Given records:
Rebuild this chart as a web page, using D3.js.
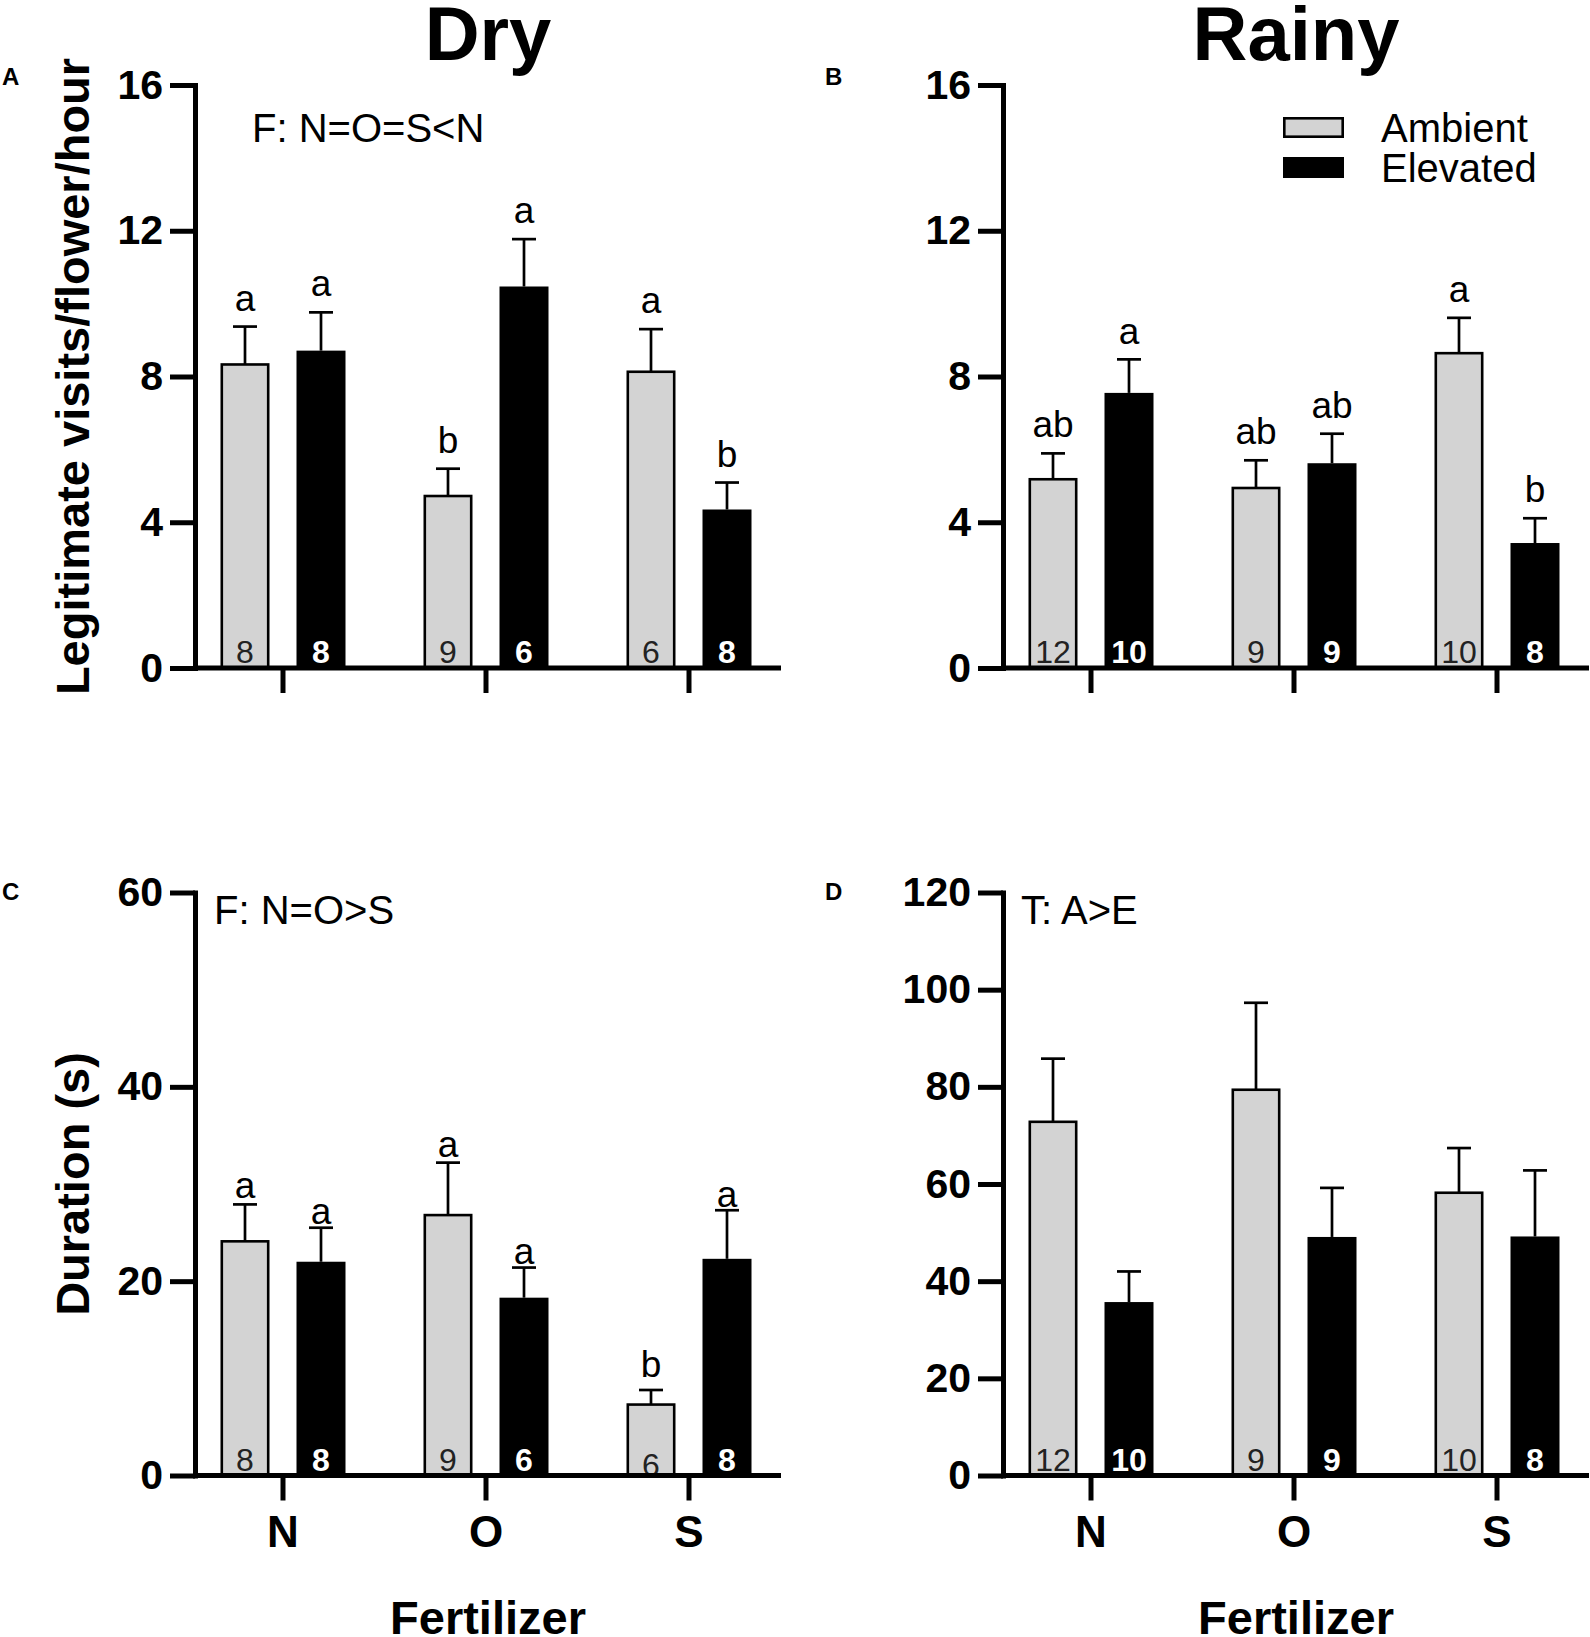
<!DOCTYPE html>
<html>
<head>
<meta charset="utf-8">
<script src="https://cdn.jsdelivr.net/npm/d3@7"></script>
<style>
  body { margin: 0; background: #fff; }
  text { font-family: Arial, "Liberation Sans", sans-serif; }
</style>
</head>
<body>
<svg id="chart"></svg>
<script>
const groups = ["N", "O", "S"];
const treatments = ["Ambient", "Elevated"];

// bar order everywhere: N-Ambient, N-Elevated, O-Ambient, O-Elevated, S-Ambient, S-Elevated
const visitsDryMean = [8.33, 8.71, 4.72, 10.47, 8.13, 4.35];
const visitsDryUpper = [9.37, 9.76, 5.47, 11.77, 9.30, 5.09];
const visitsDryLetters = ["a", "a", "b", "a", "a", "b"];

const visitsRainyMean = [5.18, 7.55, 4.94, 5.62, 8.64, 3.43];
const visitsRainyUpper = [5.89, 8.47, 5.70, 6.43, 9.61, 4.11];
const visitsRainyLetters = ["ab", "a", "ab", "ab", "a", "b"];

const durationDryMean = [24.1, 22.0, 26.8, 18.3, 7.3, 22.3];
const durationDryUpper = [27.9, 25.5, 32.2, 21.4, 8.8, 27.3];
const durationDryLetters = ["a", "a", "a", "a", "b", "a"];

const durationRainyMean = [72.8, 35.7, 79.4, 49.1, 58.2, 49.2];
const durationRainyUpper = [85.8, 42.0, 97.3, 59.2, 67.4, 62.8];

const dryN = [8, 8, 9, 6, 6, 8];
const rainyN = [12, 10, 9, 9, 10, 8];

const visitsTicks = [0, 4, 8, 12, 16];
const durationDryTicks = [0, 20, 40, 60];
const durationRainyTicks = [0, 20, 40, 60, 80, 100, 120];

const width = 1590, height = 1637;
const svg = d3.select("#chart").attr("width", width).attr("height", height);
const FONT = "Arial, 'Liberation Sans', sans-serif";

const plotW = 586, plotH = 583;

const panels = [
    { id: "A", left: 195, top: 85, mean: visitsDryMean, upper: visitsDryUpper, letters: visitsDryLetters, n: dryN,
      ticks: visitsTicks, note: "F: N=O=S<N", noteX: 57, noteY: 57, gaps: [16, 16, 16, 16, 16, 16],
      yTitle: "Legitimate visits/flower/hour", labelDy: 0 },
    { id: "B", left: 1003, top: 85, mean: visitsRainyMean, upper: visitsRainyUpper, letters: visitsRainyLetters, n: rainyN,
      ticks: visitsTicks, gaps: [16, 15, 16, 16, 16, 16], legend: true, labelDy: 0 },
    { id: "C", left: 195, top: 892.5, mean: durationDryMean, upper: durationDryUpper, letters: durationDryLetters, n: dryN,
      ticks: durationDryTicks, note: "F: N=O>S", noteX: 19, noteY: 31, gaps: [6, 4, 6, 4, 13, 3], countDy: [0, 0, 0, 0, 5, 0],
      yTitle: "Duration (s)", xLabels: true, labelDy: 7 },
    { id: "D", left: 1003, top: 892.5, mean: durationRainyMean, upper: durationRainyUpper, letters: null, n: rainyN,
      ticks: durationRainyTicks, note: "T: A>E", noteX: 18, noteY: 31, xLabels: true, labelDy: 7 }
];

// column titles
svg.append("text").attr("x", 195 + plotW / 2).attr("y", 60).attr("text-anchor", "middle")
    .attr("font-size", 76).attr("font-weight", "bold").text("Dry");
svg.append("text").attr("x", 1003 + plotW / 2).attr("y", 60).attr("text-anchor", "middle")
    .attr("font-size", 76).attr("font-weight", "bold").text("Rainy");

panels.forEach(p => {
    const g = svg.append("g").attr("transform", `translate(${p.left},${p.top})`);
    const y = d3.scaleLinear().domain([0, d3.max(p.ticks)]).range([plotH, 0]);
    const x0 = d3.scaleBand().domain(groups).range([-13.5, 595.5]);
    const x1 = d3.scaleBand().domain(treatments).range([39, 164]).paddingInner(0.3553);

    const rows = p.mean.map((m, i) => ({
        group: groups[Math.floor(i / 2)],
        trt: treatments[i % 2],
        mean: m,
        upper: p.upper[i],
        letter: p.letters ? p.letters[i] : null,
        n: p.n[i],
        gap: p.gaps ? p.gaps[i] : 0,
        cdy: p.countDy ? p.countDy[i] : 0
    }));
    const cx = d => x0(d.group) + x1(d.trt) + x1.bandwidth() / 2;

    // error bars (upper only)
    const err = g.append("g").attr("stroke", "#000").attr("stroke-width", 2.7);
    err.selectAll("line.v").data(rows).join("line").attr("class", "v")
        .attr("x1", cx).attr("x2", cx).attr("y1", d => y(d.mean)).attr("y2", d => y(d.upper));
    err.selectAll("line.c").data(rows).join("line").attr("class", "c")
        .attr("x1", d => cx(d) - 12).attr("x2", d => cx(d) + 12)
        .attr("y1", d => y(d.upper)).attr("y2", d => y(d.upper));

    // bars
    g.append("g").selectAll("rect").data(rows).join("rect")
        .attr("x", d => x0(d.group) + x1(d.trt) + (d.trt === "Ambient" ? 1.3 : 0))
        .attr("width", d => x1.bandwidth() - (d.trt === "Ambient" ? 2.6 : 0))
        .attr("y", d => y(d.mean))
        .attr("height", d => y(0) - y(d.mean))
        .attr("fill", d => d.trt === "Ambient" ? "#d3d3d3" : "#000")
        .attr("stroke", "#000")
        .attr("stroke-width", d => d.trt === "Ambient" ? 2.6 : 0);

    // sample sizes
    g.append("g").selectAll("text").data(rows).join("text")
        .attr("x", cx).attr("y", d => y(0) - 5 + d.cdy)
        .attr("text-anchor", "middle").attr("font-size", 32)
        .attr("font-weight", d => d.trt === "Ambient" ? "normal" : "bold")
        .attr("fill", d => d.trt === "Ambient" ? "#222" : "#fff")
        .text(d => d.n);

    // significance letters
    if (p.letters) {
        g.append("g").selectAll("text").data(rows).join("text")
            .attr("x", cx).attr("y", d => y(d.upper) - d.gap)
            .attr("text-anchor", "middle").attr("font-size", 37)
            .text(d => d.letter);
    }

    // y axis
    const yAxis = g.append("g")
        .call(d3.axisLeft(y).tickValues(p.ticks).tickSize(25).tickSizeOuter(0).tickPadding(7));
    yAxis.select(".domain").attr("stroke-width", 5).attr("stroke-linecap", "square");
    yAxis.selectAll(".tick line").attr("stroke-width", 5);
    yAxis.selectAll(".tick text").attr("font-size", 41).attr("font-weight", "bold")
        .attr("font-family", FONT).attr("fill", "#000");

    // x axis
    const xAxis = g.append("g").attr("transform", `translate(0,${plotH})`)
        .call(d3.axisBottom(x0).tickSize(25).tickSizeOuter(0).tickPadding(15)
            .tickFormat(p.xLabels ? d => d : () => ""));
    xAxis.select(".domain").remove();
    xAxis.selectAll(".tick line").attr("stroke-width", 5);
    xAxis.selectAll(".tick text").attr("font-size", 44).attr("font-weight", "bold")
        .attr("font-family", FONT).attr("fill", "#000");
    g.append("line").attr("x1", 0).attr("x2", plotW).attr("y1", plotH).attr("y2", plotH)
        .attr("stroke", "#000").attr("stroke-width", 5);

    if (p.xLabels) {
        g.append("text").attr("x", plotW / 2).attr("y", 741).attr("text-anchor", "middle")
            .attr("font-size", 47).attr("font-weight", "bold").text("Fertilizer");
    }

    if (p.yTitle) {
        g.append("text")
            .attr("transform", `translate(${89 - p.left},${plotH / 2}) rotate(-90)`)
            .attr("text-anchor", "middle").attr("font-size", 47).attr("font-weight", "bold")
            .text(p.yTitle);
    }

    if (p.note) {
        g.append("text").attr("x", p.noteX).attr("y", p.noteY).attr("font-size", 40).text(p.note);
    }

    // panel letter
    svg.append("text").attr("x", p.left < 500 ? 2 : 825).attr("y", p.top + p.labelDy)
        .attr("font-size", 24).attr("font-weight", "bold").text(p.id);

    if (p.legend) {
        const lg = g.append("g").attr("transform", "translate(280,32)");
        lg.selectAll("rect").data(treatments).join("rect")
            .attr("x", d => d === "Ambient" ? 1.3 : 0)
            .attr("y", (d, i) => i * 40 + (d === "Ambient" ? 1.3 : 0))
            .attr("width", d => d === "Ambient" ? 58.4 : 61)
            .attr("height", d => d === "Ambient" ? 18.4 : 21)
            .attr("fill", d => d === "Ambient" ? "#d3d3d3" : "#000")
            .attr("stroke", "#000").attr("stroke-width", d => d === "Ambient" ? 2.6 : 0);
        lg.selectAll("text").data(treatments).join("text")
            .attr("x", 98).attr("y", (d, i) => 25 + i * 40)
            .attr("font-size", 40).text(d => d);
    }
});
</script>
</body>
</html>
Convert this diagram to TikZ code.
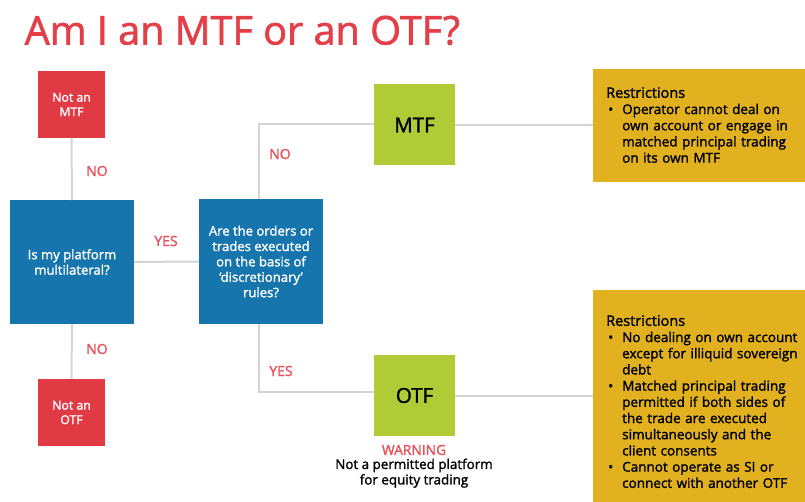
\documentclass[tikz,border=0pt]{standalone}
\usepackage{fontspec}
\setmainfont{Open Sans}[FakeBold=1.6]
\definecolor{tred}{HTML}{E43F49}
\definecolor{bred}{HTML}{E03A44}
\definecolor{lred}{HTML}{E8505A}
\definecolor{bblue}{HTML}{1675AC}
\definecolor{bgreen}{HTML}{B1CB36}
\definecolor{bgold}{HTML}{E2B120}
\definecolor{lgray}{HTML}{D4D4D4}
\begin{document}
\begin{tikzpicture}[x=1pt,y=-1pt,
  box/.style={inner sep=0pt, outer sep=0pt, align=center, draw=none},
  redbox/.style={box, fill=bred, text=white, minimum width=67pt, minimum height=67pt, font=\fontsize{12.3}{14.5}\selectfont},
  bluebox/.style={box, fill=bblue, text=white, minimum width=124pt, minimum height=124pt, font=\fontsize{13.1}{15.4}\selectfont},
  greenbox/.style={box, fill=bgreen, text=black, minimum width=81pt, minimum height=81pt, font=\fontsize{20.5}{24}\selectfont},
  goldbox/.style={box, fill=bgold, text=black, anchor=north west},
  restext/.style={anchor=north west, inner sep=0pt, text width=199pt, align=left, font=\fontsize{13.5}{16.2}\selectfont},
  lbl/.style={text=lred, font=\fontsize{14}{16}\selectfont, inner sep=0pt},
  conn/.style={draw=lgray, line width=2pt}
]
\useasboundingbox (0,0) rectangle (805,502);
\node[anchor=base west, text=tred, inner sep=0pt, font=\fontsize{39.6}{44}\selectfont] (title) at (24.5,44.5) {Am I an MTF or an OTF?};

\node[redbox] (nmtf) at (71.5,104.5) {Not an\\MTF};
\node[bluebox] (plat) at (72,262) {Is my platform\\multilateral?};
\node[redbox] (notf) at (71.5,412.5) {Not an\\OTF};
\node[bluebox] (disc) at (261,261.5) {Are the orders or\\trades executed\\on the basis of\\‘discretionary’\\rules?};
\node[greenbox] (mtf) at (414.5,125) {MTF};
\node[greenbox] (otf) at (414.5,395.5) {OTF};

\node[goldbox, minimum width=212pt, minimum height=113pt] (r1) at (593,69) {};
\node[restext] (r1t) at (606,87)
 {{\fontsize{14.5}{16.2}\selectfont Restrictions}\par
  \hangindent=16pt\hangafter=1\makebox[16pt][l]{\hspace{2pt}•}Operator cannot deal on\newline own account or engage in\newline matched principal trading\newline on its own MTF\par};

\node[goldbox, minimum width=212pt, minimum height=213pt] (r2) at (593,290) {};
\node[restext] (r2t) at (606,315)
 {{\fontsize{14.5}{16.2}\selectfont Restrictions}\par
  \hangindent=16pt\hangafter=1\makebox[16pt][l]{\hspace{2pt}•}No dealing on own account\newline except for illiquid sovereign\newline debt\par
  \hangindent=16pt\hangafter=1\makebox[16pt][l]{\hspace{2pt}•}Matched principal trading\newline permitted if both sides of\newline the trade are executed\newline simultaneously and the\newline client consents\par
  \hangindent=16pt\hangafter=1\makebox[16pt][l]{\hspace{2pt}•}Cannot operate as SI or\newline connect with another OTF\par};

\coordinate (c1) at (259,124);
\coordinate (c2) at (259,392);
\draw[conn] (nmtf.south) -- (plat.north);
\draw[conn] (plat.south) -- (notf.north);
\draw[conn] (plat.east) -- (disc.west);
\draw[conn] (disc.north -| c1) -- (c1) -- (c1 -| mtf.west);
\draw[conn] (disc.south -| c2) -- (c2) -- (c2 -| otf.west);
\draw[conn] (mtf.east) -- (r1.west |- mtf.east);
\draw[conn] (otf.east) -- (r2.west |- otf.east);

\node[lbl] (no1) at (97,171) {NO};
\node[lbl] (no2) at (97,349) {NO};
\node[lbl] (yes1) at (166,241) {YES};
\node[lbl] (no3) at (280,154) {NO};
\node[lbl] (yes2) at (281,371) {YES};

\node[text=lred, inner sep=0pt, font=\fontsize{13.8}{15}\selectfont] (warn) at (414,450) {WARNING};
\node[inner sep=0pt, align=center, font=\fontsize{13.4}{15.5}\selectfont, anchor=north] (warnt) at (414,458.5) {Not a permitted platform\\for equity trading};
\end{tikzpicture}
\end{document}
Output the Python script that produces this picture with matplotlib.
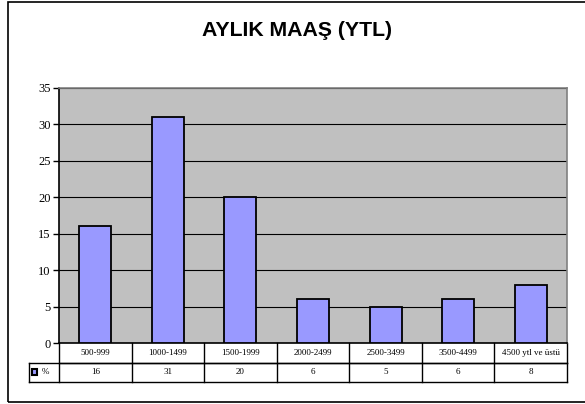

Work required:
Find every line in the records above that contains the word "this", and copy each one.

Exercise output:
Rebuild this chart as a web page, using D3.js.
Convert this diagram to TikZ code.
Output the Python script that produces this picture with matplotlib.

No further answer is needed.